**WHAT THE EXERCISE ASKS:** Output the material beneath this task exactly, images excluded.

**RECORDED DATA:**
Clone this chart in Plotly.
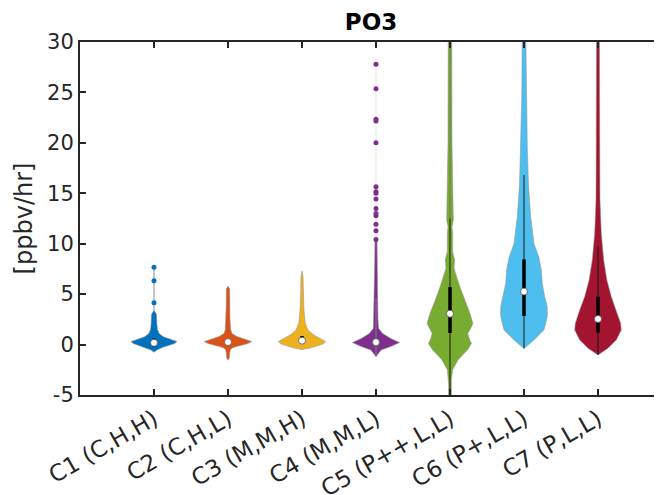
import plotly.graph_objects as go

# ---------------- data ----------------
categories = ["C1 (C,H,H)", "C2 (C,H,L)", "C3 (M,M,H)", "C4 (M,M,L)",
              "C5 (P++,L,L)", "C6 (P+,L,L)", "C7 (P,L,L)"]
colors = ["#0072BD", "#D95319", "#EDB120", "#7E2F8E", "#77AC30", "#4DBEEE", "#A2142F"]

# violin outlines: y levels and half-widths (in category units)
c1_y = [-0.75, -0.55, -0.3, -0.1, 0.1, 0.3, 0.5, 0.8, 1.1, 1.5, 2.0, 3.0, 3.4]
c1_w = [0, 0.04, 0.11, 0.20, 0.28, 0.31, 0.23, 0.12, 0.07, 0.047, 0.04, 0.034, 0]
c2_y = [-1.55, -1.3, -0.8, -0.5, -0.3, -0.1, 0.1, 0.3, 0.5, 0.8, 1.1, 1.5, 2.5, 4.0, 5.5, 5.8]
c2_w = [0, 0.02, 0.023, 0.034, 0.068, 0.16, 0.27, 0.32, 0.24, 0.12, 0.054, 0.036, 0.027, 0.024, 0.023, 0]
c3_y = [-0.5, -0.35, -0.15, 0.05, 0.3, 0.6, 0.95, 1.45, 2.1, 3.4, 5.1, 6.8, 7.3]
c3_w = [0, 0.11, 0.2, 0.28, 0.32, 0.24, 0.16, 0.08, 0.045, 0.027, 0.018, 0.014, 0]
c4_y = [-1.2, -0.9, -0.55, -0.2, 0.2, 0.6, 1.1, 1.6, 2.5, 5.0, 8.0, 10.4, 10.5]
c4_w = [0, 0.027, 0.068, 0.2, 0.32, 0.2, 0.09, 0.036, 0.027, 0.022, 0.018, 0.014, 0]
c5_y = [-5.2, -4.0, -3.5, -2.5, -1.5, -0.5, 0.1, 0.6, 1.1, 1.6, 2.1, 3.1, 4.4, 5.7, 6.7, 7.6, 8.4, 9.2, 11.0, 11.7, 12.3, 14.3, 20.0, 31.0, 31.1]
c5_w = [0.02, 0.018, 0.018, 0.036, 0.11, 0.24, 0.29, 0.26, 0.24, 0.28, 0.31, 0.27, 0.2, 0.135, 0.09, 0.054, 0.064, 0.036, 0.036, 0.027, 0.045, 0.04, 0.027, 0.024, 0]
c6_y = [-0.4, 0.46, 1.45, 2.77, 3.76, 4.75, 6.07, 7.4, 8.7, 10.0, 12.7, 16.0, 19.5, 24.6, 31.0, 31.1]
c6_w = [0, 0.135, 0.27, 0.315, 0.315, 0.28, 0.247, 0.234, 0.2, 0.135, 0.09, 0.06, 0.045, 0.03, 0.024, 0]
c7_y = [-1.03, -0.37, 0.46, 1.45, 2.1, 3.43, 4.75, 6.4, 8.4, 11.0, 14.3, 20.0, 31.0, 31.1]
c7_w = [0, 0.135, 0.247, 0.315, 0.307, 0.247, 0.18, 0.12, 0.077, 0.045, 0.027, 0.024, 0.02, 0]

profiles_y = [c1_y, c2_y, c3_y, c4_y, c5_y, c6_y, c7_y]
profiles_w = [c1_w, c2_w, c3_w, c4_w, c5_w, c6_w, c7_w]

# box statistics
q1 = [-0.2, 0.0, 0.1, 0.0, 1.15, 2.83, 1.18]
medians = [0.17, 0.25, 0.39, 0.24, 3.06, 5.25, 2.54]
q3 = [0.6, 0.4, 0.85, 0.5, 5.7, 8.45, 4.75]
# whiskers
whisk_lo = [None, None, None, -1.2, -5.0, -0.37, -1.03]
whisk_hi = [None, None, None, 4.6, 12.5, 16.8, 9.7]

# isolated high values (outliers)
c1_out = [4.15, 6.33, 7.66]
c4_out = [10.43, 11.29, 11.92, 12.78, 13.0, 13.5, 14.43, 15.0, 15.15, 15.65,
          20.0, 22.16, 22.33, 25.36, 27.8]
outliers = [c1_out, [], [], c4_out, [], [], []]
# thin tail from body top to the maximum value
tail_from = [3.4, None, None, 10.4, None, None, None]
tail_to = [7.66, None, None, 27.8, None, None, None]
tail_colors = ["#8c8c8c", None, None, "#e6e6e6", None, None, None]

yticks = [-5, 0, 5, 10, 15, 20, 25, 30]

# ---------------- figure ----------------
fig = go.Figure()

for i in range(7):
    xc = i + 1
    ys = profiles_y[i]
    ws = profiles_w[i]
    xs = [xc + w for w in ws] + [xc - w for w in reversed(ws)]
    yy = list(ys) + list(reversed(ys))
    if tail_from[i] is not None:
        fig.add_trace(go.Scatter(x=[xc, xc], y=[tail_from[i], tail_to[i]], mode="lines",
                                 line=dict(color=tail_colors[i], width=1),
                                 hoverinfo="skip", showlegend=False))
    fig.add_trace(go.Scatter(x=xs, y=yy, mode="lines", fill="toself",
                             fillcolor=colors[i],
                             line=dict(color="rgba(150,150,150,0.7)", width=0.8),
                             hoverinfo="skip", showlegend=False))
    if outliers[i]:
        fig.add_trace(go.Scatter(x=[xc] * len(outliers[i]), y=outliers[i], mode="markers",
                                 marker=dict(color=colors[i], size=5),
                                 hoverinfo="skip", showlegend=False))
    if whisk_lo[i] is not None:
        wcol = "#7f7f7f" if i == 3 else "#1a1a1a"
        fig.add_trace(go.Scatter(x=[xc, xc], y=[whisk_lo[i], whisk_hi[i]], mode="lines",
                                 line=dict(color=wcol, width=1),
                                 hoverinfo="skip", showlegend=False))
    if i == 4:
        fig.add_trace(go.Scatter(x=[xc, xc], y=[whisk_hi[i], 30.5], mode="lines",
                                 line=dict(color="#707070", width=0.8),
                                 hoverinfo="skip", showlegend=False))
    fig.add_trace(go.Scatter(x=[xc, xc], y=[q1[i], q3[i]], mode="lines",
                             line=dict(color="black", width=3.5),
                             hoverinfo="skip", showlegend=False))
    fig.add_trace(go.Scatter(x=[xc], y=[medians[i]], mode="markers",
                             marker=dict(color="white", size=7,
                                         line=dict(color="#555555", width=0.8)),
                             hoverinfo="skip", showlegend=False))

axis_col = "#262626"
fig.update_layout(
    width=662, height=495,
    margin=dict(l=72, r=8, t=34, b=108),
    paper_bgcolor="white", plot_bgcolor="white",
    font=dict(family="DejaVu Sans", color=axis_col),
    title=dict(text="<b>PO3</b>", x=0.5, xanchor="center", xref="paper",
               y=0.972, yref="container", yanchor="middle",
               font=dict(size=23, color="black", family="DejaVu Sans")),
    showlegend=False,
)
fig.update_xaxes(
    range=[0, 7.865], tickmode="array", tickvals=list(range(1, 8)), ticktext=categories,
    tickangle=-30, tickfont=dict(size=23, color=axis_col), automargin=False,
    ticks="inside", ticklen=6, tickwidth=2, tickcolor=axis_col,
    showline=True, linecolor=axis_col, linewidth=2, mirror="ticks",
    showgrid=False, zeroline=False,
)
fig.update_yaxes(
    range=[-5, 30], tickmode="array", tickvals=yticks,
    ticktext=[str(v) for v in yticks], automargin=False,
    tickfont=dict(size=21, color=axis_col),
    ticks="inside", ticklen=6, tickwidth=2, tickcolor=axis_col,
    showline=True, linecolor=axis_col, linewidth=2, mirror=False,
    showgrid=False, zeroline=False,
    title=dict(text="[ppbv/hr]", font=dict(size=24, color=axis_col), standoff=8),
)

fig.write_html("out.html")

**RESPONSE TO THE TASK:**
Clone this chart in Plotly.
import plotly.graph_objects as go

# ---------------- data ----------------
categories = ["C1 (C,H,H)", "C2 (C,H,L)", "C3 (M,M,H)", "C4 (M,M,L)",
              "C5 (P++,L,L)", "C6 (P+,L,L)", "C7 (P,L,L)"]
colors = ["#0072BD", "#D95319", "#EDB120", "#7E2F8E", "#77AC30", "#4DBEEE", "#A2142F"]

# violin outlines: y levels and half-widths (in category units)
c1_y = [-0.75, -0.55, -0.3, -0.1, 0.1, 0.3, 0.5, 0.8, 1.1, 1.5, 2.0, 3.0, 3.4]
c1_w = [0, 0.04, 0.11, 0.20, 0.28, 0.31, 0.23, 0.12, 0.07, 0.047, 0.04, 0.034, 0]
c2_y = [-1.55, -1.3, -0.8, -0.5, -0.3, -0.1, 0.1, 0.3, 0.5, 0.8, 1.1, 1.5, 2.5, 4.0, 5.5, 5.8]
c2_w = [0, 0.02, 0.023, 0.034, 0.068, 0.16, 0.27, 0.32, 0.24, 0.12, 0.054, 0.036, 0.027, 0.024, 0.023, 0]
c3_y = [-0.5, -0.35, -0.15, 0.05, 0.3, 0.6, 0.95, 1.45, 2.1, 3.4, 5.1, 6.8, 7.3]
c3_w = [0, 0.11, 0.2, 0.28, 0.32, 0.24, 0.16, 0.08, 0.045, 0.027, 0.018, 0.014, 0]
c4_y = [-1.2, -0.9, -0.55, -0.2, 0.2, 0.6, 1.1, 1.6, 2.5, 5.0, 8.0, 10.4, 10.5]
c4_w = [0, 0.027, 0.068, 0.2, 0.32, 0.2, 0.09, 0.036, 0.027, 0.022, 0.018, 0.014, 0]
c5_y = [-5.2, -4.0, -3.5, -2.5, -1.5, -0.5, 0.1, 0.6, 1.1, 1.6, 2.1, 3.1, 4.4, 5.7, 6.7, 7.6, 8.4, 9.2, 11.0, 11.7, 12.3, 14.3, 20.0, 31.0, 31.1]
c5_w = [0.02, 0.018, 0.018, 0.036, 0.11, 0.24, 0.29, 0.26, 0.24, 0.28, 0.31, 0.27, 0.2, 0.135, 0.09, 0.054, 0.064, 0.036, 0.036, 0.027, 0.045, 0.04, 0.027, 0.024, 0]
c6_y = [-0.4, 0.46, 1.45, 2.77, 3.76, 4.75, 6.07, 7.4, 8.7, 10.0, 12.7, 16.0, 19.5, 24.6, 31.0, 31.1]
c6_w = [0, 0.135, 0.27, 0.315, 0.315, 0.28, 0.247, 0.234, 0.2, 0.135, 0.09, 0.06, 0.045, 0.03, 0.024, 0]
c7_y = [-1.03, -0.37, 0.46, 1.45, 2.1, 3.43, 4.75, 6.4, 8.4, 11.0, 14.3, 20.0, 31.0, 31.1]
c7_w = [0, 0.135, 0.247, 0.315, 0.307, 0.247, 0.18, 0.12, 0.077, 0.045, 0.027, 0.024, 0.02, 0]

profiles_y = [c1_y, c2_y, c3_y, c4_y, c5_y, c6_y, c7_y]
profiles_w = [c1_w, c2_w, c3_w, c4_w, c5_w, c6_w, c7_w]

# box statistics
q1 = [-0.2, 0.0, 0.1, 0.0, 1.15, 2.83, 1.18]
medians = [0.17, 0.25, 0.39, 0.24, 3.06, 5.25, 2.54]
q3 = [0.6, 0.4, 0.85, 0.5, 5.7, 8.45, 4.75]
# whiskers
whisk_lo = [None, None, None, -1.2, -5.0, -0.37, -1.03]
whisk_hi = [None, None, None, 4.6, 12.5, 16.8, 9.7]

# isolated high values (outliers)
c1_out = [4.15, 6.33, 7.66]
c4_out = [10.43, 11.29, 11.92, 12.78, 13.0, 13.5, 14.43, 15.0, 15.15, 15.65,
          20.0, 22.16, 22.33, 25.36, 27.8]
outliers = [c1_out, [], [], c4_out, [], [], []]
# thin tail from body top to the maximum value
tail_from = [3.4, None, None, 10.4, None, None, None]
tail_to = [7.66, None, None, 27.8, None, None, None]
tail_colors = ["#8c8c8c", None, None, "#e6e6e6", None, None, None]

yticks = [-5, 0, 5, 10, 15, 20, 25, 30]

# ---------------- figure ----------------
fig = go.Figure()

for i in range(7):
    xc = i + 1
    ys = profiles_y[i]
    ws = profiles_w[i]
    xs = [xc + w for w in ws] + [xc - w for w in reversed(ws)]
    yy = list(ys) + list(reversed(ys))
    if tail_from[i] is not None:
        fig.add_trace(go.Scatter(x=[xc, xc], y=[tail_from[i], tail_to[i]], mode="lines",
                                 line=dict(color=tail_colors[i], width=1),
                                 hoverinfo="skip", showlegend=False))
    fig.add_trace(go.Scatter(x=xs, y=yy, mode="lines", fill="toself",
                             fillcolor=colors[i],
                             line=dict(color="rgba(150,150,150,0.7)", width=0.8),
                             hoverinfo="skip", showlegend=False))
    if outliers[i]:
        fig.add_trace(go.Scatter(x=[xc] * len(outliers[i]), y=outliers[i], mode="markers",
                                 marker=dict(color=colors[i], size=5),
                                 hoverinfo="skip", showlegend=False))
    if whisk_lo[i] is not None:
        wcol = "#7f7f7f" if i == 3 else "#1a1a1a"
        fig.add_trace(go.Scatter(x=[xc, xc], y=[whisk_lo[i], whisk_hi[i]], mode="lines",
                                 line=dict(color=wcol, width=1),
                                 hoverinfo="skip", showlegend=False))
    if i == 4:
        fig.add_trace(go.Scatter(x=[xc, xc], y=[whisk_hi[i], 30.5], mode="lines",
                                 line=dict(color="#707070", width=0.8),
                                 hoverinfo="skip", showlegend=False))
    fig.add_trace(go.Scatter(x=[xc, xc], y=[q1[i], q3[i]], mode="lines",
                             line=dict(color="black", width=3.5),
                             hoverinfo="skip", showlegend=False))
    fig.add_trace(go.Scatter(x=[xc], y=[medians[i]], mode="markers",
                             marker=dict(color="white", size=7,
                                         line=dict(color="#555555", width=0.8)),
                             hoverinfo="skip", showlegend=False))

axis_col = "#262626"
fig.update_layout(
    width=662, height=495,
    margin=dict(l=72, r=8, t=34, b=108),
    paper_bgcolor="white", plot_bgcolor="white",
    font=dict(family="DejaVu Sans", color=axis_col),
    title=dict(text="<b>PO3</b>", x=0.5, xanchor="center", xref="paper",
               y=0.972, yref="container", yanchor="middle",
               font=dict(size=23, color="black", family="DejaVu Sans")),
    showlegend=False,
)
fig.update_xaxes(
    range=[0, 7.865], tickmode="array", tickvals=list(range(1, 8)), ticktext=categories,
    tickangle=-30, tickfont=dict(size=23, color=axis_col), automargin=False,
    ticks="inside", ticklen=6, tickwidth=2, tickcolor=axis_col,
    showline=True, linecolor=axis_col, linewidth=2, mirror="ticks",
    showgrid=False, zeroline=False,
)
fig.update_yaxes(
    range=[-5, 30], tickmode="array", tickvals=yticks,
    ticktext=[str(v) for v in yticks], automargin=False,
    tickfont=dict(size=21, color=axis_col),
    ticks="inside", ticklen=6, tickwidth=2, tickcolor=axis_col,
    showline=True, linecolor=axis_col, linewidth=2, mirror=False,
    showgrid=False, zeroline=False,
    title=dict(text="[ppbv/hr]", font=dict(size=24, color=axis_col), standoff=8),
)

fig.write_html("out.html")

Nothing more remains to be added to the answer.